Милая, светлая моя, мне-то… Мне-то чего… Ну… что теперече… вон рябины тебе принес… Катя, голубушка…»

Иван Африканович весь задрожал. И никто не видел, как горе пластало его на похолодевшей, не обросшей травой земле,- никто этого не видел.

Пронеслась над погостом шумная скворчиная стая.

Горько, по-древнему пахло дымом костров. Синело небо.

Где-то за пестрыми лесами кралась к здешним деревням первая зимка».

И ведь, между прочим, явная перекличка в концовках – дым.  Только в повести дым мирных костров, а в эссе –  военных пожаров…

От мыслей о матери к Пушкину, который ещё не умер, а тоже только ещё скоро умрет на картине Волкова… Ах, как бы хотелось, чтобы не умирал Пушкин… Чтобы жила мать…

И всё под «Времена года» Чайковского – от «Осенней песни» далее, через зимний звон валдайского колокольчика в весну, в лето, снова в осень…  

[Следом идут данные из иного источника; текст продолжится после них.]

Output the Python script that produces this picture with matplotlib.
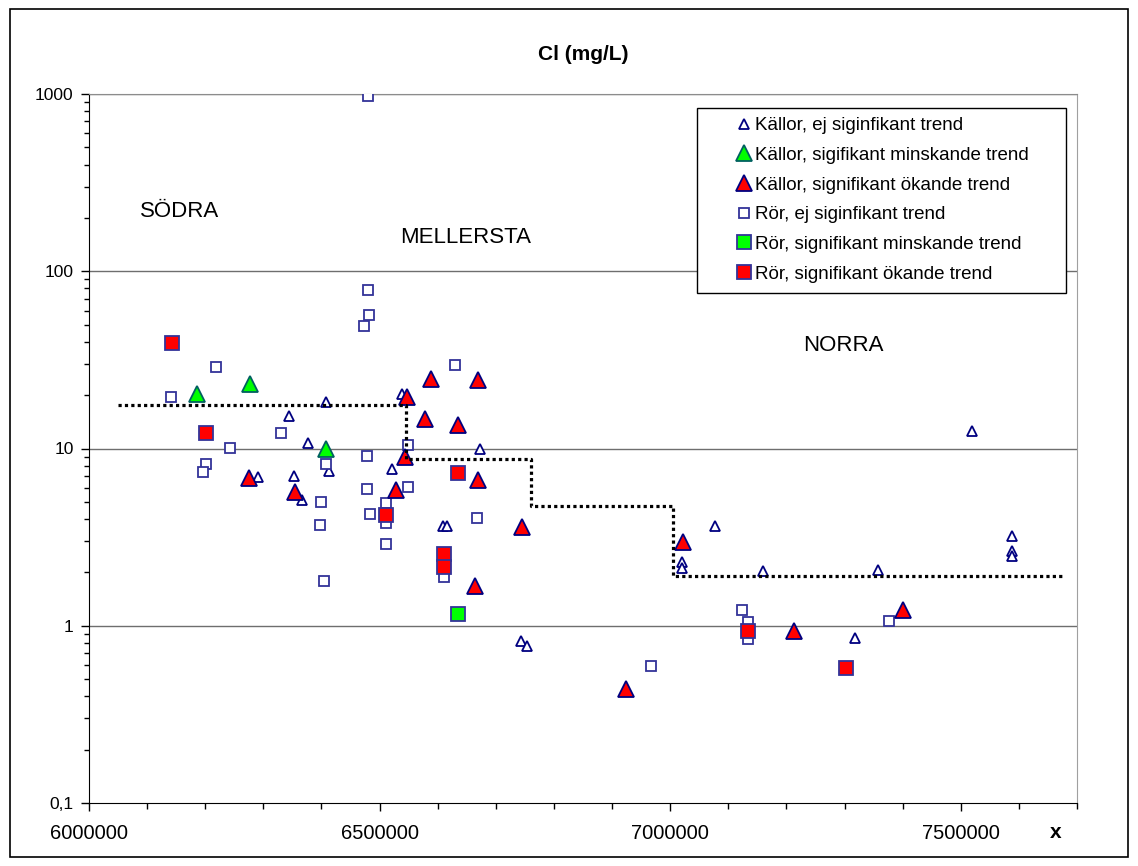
import numpy as np
import matplotlib.pyplot as plt
from matplotlib.patches import Rectangle
from matplotlib.ticker import FixedLocator, MultipleLocator, FuncFormatter, LogLocator, NullFormatter

plt.rcParams['font.family'] = ['Liberation Sans', 'DejaVu Sans']

# Källor, ej signifikant trend
kallor_ej_x = [6408000, 6344000, 6377000, 6413000, 6291000, 6353000, 6367000, 6539000,
               6522000, 6673000, 6609000, 6616000, 6744000, 6754000, 7021000, 7021000,
               7077000, 7160000, 7318000, 7358000, 7520000, 7589000, 7589000, 7589000]
kallor_ej_y = [18.2, 15.3, 10.8, 7.5, 6.9, 7.0, 5.1, 20.4,
               7.7, 10.0, 3.64, 3.64, 0.82, 0.77, 2.28, 2.11,
               3.64, 2.03, 0.85, 2.05, 12.5, 3.19, 2.63, 2.46]

# Källor, signifikant minskande trend
kallor_min_x = [6186000, 6277000, 6408000]
kallor_min_y = [20.4, 23.2, 10.0]

# Källor, signifikant ökande trend
kallor_oka_x = [6275000, 6355000, 6547000, 6589000, 6670000, 6578000, 6635000, 6544000,
                6528000, 6670000, 6745000, 6664000, 6924000, 7022000, 7213000, 7401000]
kallor_oka_y = [6.8, 5.65, 19.6, 24.8, 24.5, 14.6, 13.5, 8.9,
                5.8, 6.6, 3.59, 1.67, 0.44, 2.95, 0.93, 1.22]

# Rör, ej signifikant trend
ror_ej_x = [6480000, 6480000, 6482000, 6473000, 6630000, 6219000, 6141000, 6330000,
            6243000, 6201000, 6196000, 6408000, 6478000, 6549000, 6478000, 6549000,
            6399000, 6511000, 6484000, 6511000, 6398000, 6511000, 6404000, 6668000,
            6611000, 6967000, 7124000, 7134000, 7134000, 7377000]
ror_ej_y = [975, 78.7, 56.9, 49.3, 29.7, 29.0, 19.6, 12.3,
            10.1, 8.2, 7.4, 8.2, 9.1, 10.4, 5.9, 6.1,
            4.96, 4.9, 4.25, 3.78, 3.68, 2.88, 1.80, 4.03,
            1.88, 0.59, 1.22, 1.05, 0.84, 1.07]

# Rör, signifikant minskande trend
ror_min_x = [6635000]
ror_min_y = [1.16]

# Rör, signifikant ökande trend
ror_oka_x = [6143000, 6201000, 6511000, 6635000, 6611000, 6611000, 7134000, 7303000]
ror_oka_y = [39.6, 12.3, 4.19, 7.3, 2.53, 2.14, 0.93, 0.576]

# medianvärden per region (trappsteg)
median_x = [6050000, 6545000, 6545000, 6760000, 6760000, 7005000, 7005000, 7676000]
median_y = [17.7, 17.7, 8.67, 8.67, 4.71, 4.71, 1.90, 1.90]

y_ticks = [0.1, 1, 10, 100, 1000]
y_ticklabels = ["0,1", "1", "10", "100", "1000"]

fig = plt.figure(figsize=(11.38, 8.66), dpi=100)
ax = fig.add_axes([89/1138, 1-803/866, (1077-89)/1138, (803-94)/866])

navy = "#000080"
blue = "#333399"

ax.plot(kallor_ej_x, kallor_ej_y, ls="none", marker="^", ms=7, mfc="white", mec=navy, mew=1.3,
        label="Källor, ej siginfikant trend", zorder=3)
ax.plot(kallor_min_x, kallor_min_y, ls="none", marker="^", ms=11, mfc="#00ff00", mec="#006060", mew=1.3,
        label="Källor, sigifikant minskande trend", zorder=4)
ax.plot(kallor_oka_x, kallor_oka_y, ls="none", marker="^", ms=11, mfc="#ff0000", mec=navy, mew=1.3,
        label="Källor, signifikant ökande trend", zorder=4)
ax.plot(ror_ej_x, ror_ej_y, ls="none", marker="s", ms=6.5, mfc="white", mec=blue, mew=1.3,
        label="Rör, ej siginfikant trend", zorder=3)
ax.plot(ror_min_x, ror_min_y, ls="none", marker="s", ms=10.5, mfc="#00ff00", mec=blue, mew=1.3,
        label="Rör, signifikant minskande trend", zorder=4)
ax.plot(ror_oka_x, ror_oka_y, ls="none", marker="s", ms=10.5, mfc="#ff0000", mec=blue, mew=1.3,
        label="Rör, signifikant ökande trend", zorder=5)

ax.plot(median_x, median_y, color="black", lw=2.3, ls=(0, (1, 1)), dash_capstyle="butt", zorder=6)

ax.set_yscale("log")
ax.set_ylim(0.1, 1000)
ax.set_xlim(6000000, 7700000)

ax.yaxis.set_major_locator(FixedLocator(y_ticks))
ax.set_yticklabels(y_ticklabels)
ax.yaxis.set_minor_locator(LogLocator(base=10, subs=np.arange(2, 10)))
ax.yaxis.set_minor_formatter(NullFormatter())
ax.xaxis.set_major_locator(MultipleLocator(500000))
ax.xaxis.set_minor_locator(MultipleLocator(100000))
ax.xaxis.set_major_formatter(FuncFormatter(lambda v, p: "%d" % v if v < 7600000 else ""))

ax.tick_params(axis="y", which="major", direction="out", length=6, width=1, labelsize=12.5, pad=5)
ax.tick_params(axis="y", which="minor", direction="out", length=3.5, width=1)
ax.tick_params(axis="x", which="major", direction="out", length=6, width=1, labelsize=14.5, pad=9)
ax.tick_params(axis="x", which="minor", direction="out", length=4, width=1)

for v in [1, 10, 100, 1000]:
    ax.axhline(v, color="#6e6e6e", lw=1, zorder=1)

ax.spines["left"].set_color("black")
ax.spines["bottom"].set_color("black")
ax.spines["top"].set_color("#8c8c8c")
ax.spines["right"].set_color("#a0a0a0")

ax.text(6087000, 216, "SÖDRA", fontsize=16, ha="left", va="center")
ax.text(6535000, 156, "MELLERSTA", fontsize=16, ha="left", va="center")
ax.text(7229000, 38, "NORRA", fontsize=16, ha="left", va="center")

fig.text(583/1138, 1-55/866, "Cl (mg/L)", fontsize=15, fontweight="bold", ha="center", va="center")
fig.text(1056/1138, 1-833/866, "x", fontsize=15, fontweight="bold", ha="center", va="center")

# legend box, drawn under the legend entries
ax.add_patch(Rectangle((697/1138, 1-293/866), 369/1138, 185/866, transform=fig.transFigure,
                       facecolor="white", edgecolor="black", lw=1, zorder=8, clip_on=False))
# outer frame
fig.patches.append(Rectangle((10/1138, 1-857/866), 1118/1138, 848/866, transform=fig.transFigure,
                             fill=False, edgecolor="black", lw=1.2))

leg = ax.legend(loc="upper left", bbox_to_anchor=(722/1138, 1-102/866), bbox_transform=fig.transFigure,
                frameon=False, fontsize=13.5, handlelength=0.7, handletextpad=0.25,
                labelspacing=0.67, borderpad=0.3)
leg.set_zorder(9)

fig.savefig("out.png", dpi=100)
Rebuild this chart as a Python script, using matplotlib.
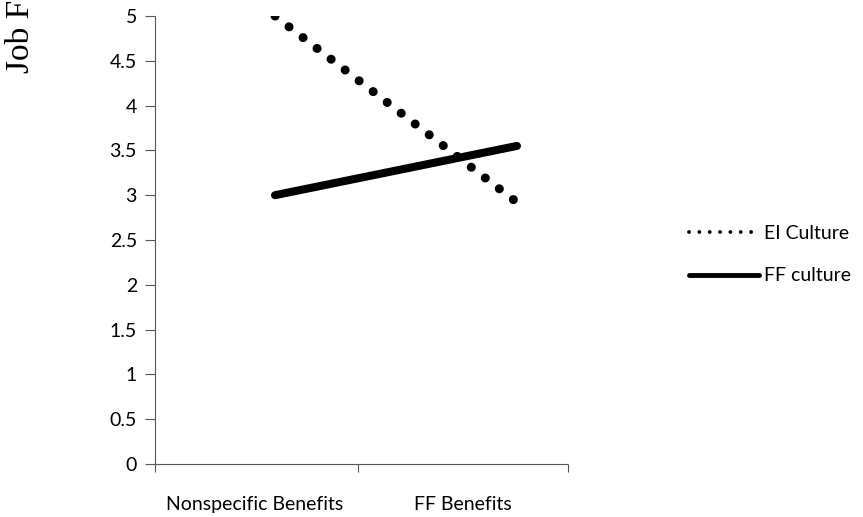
import matplotlib.pyplot as plt

# données
categories = ['Nonspecific Benefits', 'FF Benefits']
ei_culture = [5.0, 2.92]
ff_culture = [3.0, 3.55]
y_ticks = [0, 0.5, 1, 1.5, 2, 2.5, 3, 3.5, 4, 4.5, 5]

fig = plt.figure(figsize=(8.63, 5.17), dpi=100)
ax = fig.add_axes([155 / 863, 1 - 464 / 517, 413 / 863, 448 / 517])

x = list(range(len(categories)))
ax.plot(x, ei_culture, color='black', lw=6.5, linestyle=(0, (0.01, 1.95)),
        dash_capstyle='round', label='EI Culture')
ax.plot(x, ff_culture, color='black', lw=5.8, solid_capstyle='round',
        label='FF culture')

ax.set_xlim(-0.496, 1.211)
ax.set_ylim(0, 5)

for s in ['top', 'right']:
    ax.spines[s].set_visible(False)
for s in ['left', 'bottom']:
    ax.spines[s].set_linestyle((0, (1, 1)))
    ax.spines[s].set_linewidth(0.8)
    ax.spines[s].set_color('#555555')

tick_font = 'Lato'
ax.set_yticks(y_ticks)
ax.set_yticklabels([f'{v:g}' for v in y_ticks], fontsize=14, family=tick_font)
ax.tick_params(axis='y', length=7, width=0.8, color='#555555', pad=6)

# marques aux limites des catégories, étiquettes au centre
ax.set_xticks([-0.496, 0.343, 1.211])
ax.set_xticklabels([])
ax.tick_params(axis='x', length=6, width=0.8, color='#555555')
for pos, lab in zip([-0.083, 0.777], categories):
    ax.text(pos, -0.36, lab, ha='center', va='top', fontsize=14, family=tick_font,
            transform=ax.transData)

# titre de l'axe coupé en haut comme dans l'original
fig.text(0.006, 1 - 73 / 517, 'Job Fit', rotation=90, ha='left', va='bottom',
         fontsize=24, family='Liberation Serif')

leg = ax.legend(loc='center left', bbox_to_anchor=(1.25, 0.467), frameon=False,
                prop={'family': tick_font, 'size': 14},
                handlelength=3.6, handletextpad=0.25, labelspacing=1.3)
h_ei, h_ff = leg.get_lines()
h_ei.set_linewidth(2.8)
h_ei.set_linestyle((0, (0.01, 2.65)))
h_ei.set_dash_capstyle('round')
h_ff.set_linewidth(3.5)

fig.savefig('out.png', dpi=100)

Сейчас, когда я пишу эти строчки, я тоже слушаю «Осеннюю песню», а за окном моим дождливый предосенний август… Но нет у меня беловского одиночества – одиночества с верой… Одиночество-то настанет, хотя бы и ночью… А вот веры пока маловато… Хотя, ведь она или есть или её нет. Значит, есть…

Белов вспоминает давно умерших друзей, о которых так и не написал: Яшин, Селезнёв, Рубцов, Передреев… О Шукшине, всё-таки, написал… Их души тоже бессмертны. И душа Чайковского…

… «Душа бессмертна» - простые два слова. А ведь это итог его жизни и творчества. И завещание нам. И мне…

      Небольшое послесловие

 Я не написал в этой «повести» о многом. О пьесах Белова не написал, о его отношениях со многими писателями и просто людьми, даже свои с ним встречи не все упомянул… Что ж, значит, не отозвалось это пока в моём сердце, или ещё не вызрели слова, чтобы рассказать об этом… Что отозвалось, то и сказалось. Почему? Я не знаю. Пусть это останется тайной. Ведь без тайны жить не интересно…

Вологда – Тимониха – Россия, 2016 – 2019 г. г.